As the how-to video opens, Kevin is looking at the combination MIG / stick (arc) welder. “I’m wondering how they got it so darn small,” he says. Despite its size, Longevity’s MIGWeld 250MP has a lot of power and flexibility. It’s a multiple pulse machine with a single pulse and a double pulse – Kevin is still playing around with the double pulse, trying to understand it better.
The control panel is different than many welders. It has nine different presets. It also has a gas test button that lets you purge the gun without wasting any welding wire. There’s a welding current control, as well as a voltage time control for when you are adjusting your pulse parameters. You can choose 2T or 4T, and it also has controls for selecting stick or MIG welding, single pulse, double pulse and controls for changing parameters in the machine.
In the top right corner of the control panel you can select different metals you want to weld by their chemical names. Kevin recognizes “Fe” as steel, but he’s not too sure what the others are yet. There are also presets for different wire diameters from .030 to .060. There’s also a digital display that controls the functions at the top of the panel, which are adjusted with the two knobs on the front of the machine.
Unlike a lot of the welders Kevin sees, this one is a little complex – it takes a little thought to use all of the settings effectively.
Combining MIG with a stick welder (or arc welder) is unusual. Kevin says that Longevity probably did so because a MIG welder of this size can weld up to about 1/2″, and then the stick welder can weld thicker metal.
This welder also has an optional spool gun for welding aluminum as well as a push-pull gun. Kevin shows the latter, comparing it to a standard MIG torch, which relies on the drive rollers inside the welder to push the wire up and out. A push-pull gun has an extra set of drive rollers in it that adds extra power to also pull the wire through. That comes in handy when welding with aluminum or at a long distance – the cable is nice and long. Kevin sees how it could really help when welding, say, up high on beams or, for him, on top of a sculpture. The push-pull gun is also optional.
Inside the welder is a nice metal drive roller assembly that is geared instead of keyed. On the back, this pre-production welder has a barb for the gas hose connection that uses a hose clamp – as does the regulator – although Kevin understands that the production version will have a regular hose fitting. The gas and power connections are on the sides of the machine back so the bottle fits nicely between them. It will also take a bigger gas bottle than Kevin is using. Also on the back is a circuit-breaker style on / off switch.
Finally, it’s time to make some sparks! Kevin is using some 1/8″ steel plate for the base of a sculpture he is creating. The welder is set at 22 volts and 106 amps. This machine does not have a wirefeed adjustment – wirefeed is controlled by the welder depending upon the amperage and voltage. It’s set on 2T MIG, no pulse. With everything set, Kevin lays down a nice long bead.
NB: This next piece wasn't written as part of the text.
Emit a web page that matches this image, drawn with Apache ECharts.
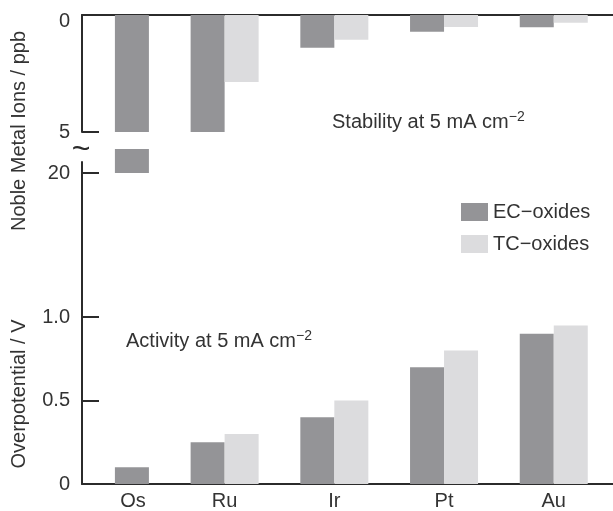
<!DOCTYPE html>
<html>
<head>
<meta charset="utf-8">
<script src="https://cdn.jsdelivr.net/npm/echarts@6/dist/echarts.min.js"></script>
</head>
<body style="margin:0">
<div id="main" style="width:613px;height:511px;"></div>
<script>
var categories = ['Os', 'Ru', 'Ir', 'Pt', 'Au'];
// dissolved noble metal ions, ppb (Os runs past the axis break)
var ecStability = [20, 5, 1.4, 0.72, 0.52];
var tcStability = [null, 2.86, 1.06, 0.51, 0.33];
// overpotential, V
var ecActivity = [0.1, 0.25, 0.4, 0.7, 0.9];
var tcActivity = [null, 0.3, 0.5, 0.8, 0.95];
var stabilityTicks = [0, 5];
var breakTicks = [20];
var activityTicks = [0, 0.5, 1];
var breakAt = 5;

var EC = '#949497', TC = '#dcdcde', INK = '#2b2b2b', TXT = '#333';
var FONT = 'Liberation Sans';
var chart = echarts.init(document.getElementById('main'));

// EC bar left, TC bar right; an EC bar with no TC partner takes the right slot
function pairData(ec, tc, pick) {
  var ecData = [], tcData = [];
  ec.forEach(function (v, i) {
    var a = pick(v);
    if (tc[i] == null) {
      if (a != null) tcData.push({ value: [i, a], itemStyle: { color: EC } });
      return;
    }
    var b = pick(tc[i]);
    if (a != null) ecData.push([i, a]);
    if (b != null) tcData.push([i, b]);
  });
  return [ecData, tcData];
}

function bars(d, idx) {
  return [
    { name: 'EC−oxides', type: 'bar', xAxisIndex: idx, yAxisIndex: idx, data: d[0],
      barWidth: 34, barGap: 0, itemStyle: { color: EC }, silent: true },
    { name: 'TC−oxides', type: 'bar', xAxisIndex: idx, yAxisIndex: idx, data: d[1],
      barWidth: 34, barGap: 0, itemStyle: { color: TC }, silent: true }
  ];
}

var below = function (v) { return Math.min(v, breakAt); };
var above = function (v) { return v > breakAt ? v : null; };
var same = function (v) { return v; };

var axisLine = { show: true, onZero: false, lineStyle: { color: INK, width: 2 } };
var tick = { show: true, inside: true, length: 17, lineStyle: { color: INK, width: 2 } };
var lbl = { fontSize: 20, color: TXT, fontFamily: FONT, margin: 12 };

function xAx(idx, extra) {
  return Object.assign({
    type: 'value', gridIndex: idx, min: -0.3, max: 4.54,
    axisLine: axisLine, axisTick: { show: false }, axisLabel: { show: false },
    splitLine: { show: false }
  }, extra);
}

var option = {
  animation: false,
  textStyle: { fontFamily: FONT },
  grid: [
    { left: 82, right: 0, top: 15, height: 117 },
    { left: 82, right: 0, top: 149, height: 24 },
    { left: 82, right: 0, top: 162, bottom: 25 }
  ],
  xAxis: [
    xAx(0, { position: 'top' }),
    xAx(1, { show: false }),
    xAx(2, {
      position: 'bottom',
      axisLabel: {
        show: true, fontSize: 20, color: TXT, fontFamily: FONT, margin: 7,
        customValues: [0, 1, 2, 3, 4],
        formatter: function (v) {
          var i = Math.round(v);
          return tcActivity[i] == null ? '{solo|' + categories[i] + '}' : categories[i];
        },
        rich: { solo: { fontSize: 20, color: TXT, fontFamily: FONT, padding: [0, 0, 0, 36] } }
      }
    })
  ],
  yAxis: [
    { type: 'value', gridIndex: 0, inverse: true, min: 0, max: 5, interval: 5,
      axisLine: axisLine, axisTick: tick, splitLine: { show: false },
      axisLabel: Object.assign({}, lbl, {
        customValues: stabilityTicks,
        formatter: function (v) { return v === 0 ? '{top|0}' : String(v); },
        rich: { top: { fontSize: 20, color: TXT, fontFamily: FONT, padding: [12, 0, 0, 0] } }
      }) },
    { type: 'value', gridIndex: 1, inverse: true, min: 19, max: 20,
      axisLine: { show: false, onZero: false }, splitLine: { show: false },
      axisTick: Object.assign({}, tick, { customValues: breakTicks }),
      axisLabel: Object.assign({}, lbl, { customValues: breakTicks }) },
    { type: 'value', gridIndex: 2, min: 0, max: 1.93,
      axisLine: axisLine, splitLine: { show: false },
      axisTick: Object.assign({}, tick, { customValues: activityTicks }),
      axisLabel: Object.assign({}, lbl, {
        customValues: activityTicks,
        formatter: function (v) { return v === 0 ? '0' : v.toFixed(1); }
      }) }
  ],
  legend: {
    data: ['EC−oxides', 'TC−oxides'], orient: 'vertical', left: 456, top: 197,
    itemWidth: 27, itemHeight: 18, itemGap: 12, icon: 'rect', selectedMode: false,
    textStyle: { fontSize: 20, color: TXT, fontFamily: FONT }
  },
  graphic: [
    { type: 'text', x: 81, y: 150, style: { text: '~', fill: INK,
      align: 'center', verticalAlign: 'middle', font: '32px ' + FONT } },
    { type: 'text', x: 19, y: 131, rotation: Math.PI / 2, style: { text: 'Noble Metal Ions / ppb',
      fill: TXT, align: 'center', verticalAlign: 'middle', font: '20px ' + FONT } },
    { type: 'text', x: 19, y: 394, rotation: Math.PI / 2, style: { text: 'Overpotential / V',
      fill: TXT, align: 'center', verticalAlign: 'middle', font: '20px ' + FONT } },
    { type: 'text', x: 332, y: 122, style: {
      text: '{t|Stability at 5 mA cm}{s|−2}', verticalAlign: 'middle',
      rich: { t: { fontSize: 20, lineHeight: 24, fill: TXT, fontFamily: FONT },
              s: { fontSize: 14, lineHeight: 14, verticalAlign: 'top', fill: TXT, fontFamily: FONT } } } },
    { type: 'text', x: 126, y: 341, style: {
      text: '{t|Activity at 5 mA cm}{s|−2}', verticalAlign: 'middle',
      rich: { t: { fontSize: 20, lineHeight: 24, fill: TXT, fontFamily: FONT },
              s: { fontSize: 14, lineHeight: 14, verticalAlign: 'top', fill: TXT, fontFamily: FONT } } } }
  ],
  series: [].concat(
    bars(pairData(ecStability, tcStability, below), 0),
    bars(pairData(ecStability, tcStability, above), 1),
    bars(pairData(ecActivity, tcActivity, same), 2)
  )
};
chart.setOption(option);
</script>
</body>
</html>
Longevity’s MIGWeld 250MP is an interesting machine, says Kevin, with the best of both worlds with the MIG and stick welders, without having to have a TIG. You can handle your thinner metals with the MIG, then switch it over to stick for thicker metals.
Currently, this welder is on sale for about $2,200 (regularly $2,500).
(And don’t miss Kevin’s deadpan attempt at stand-up comedy at the end of the video).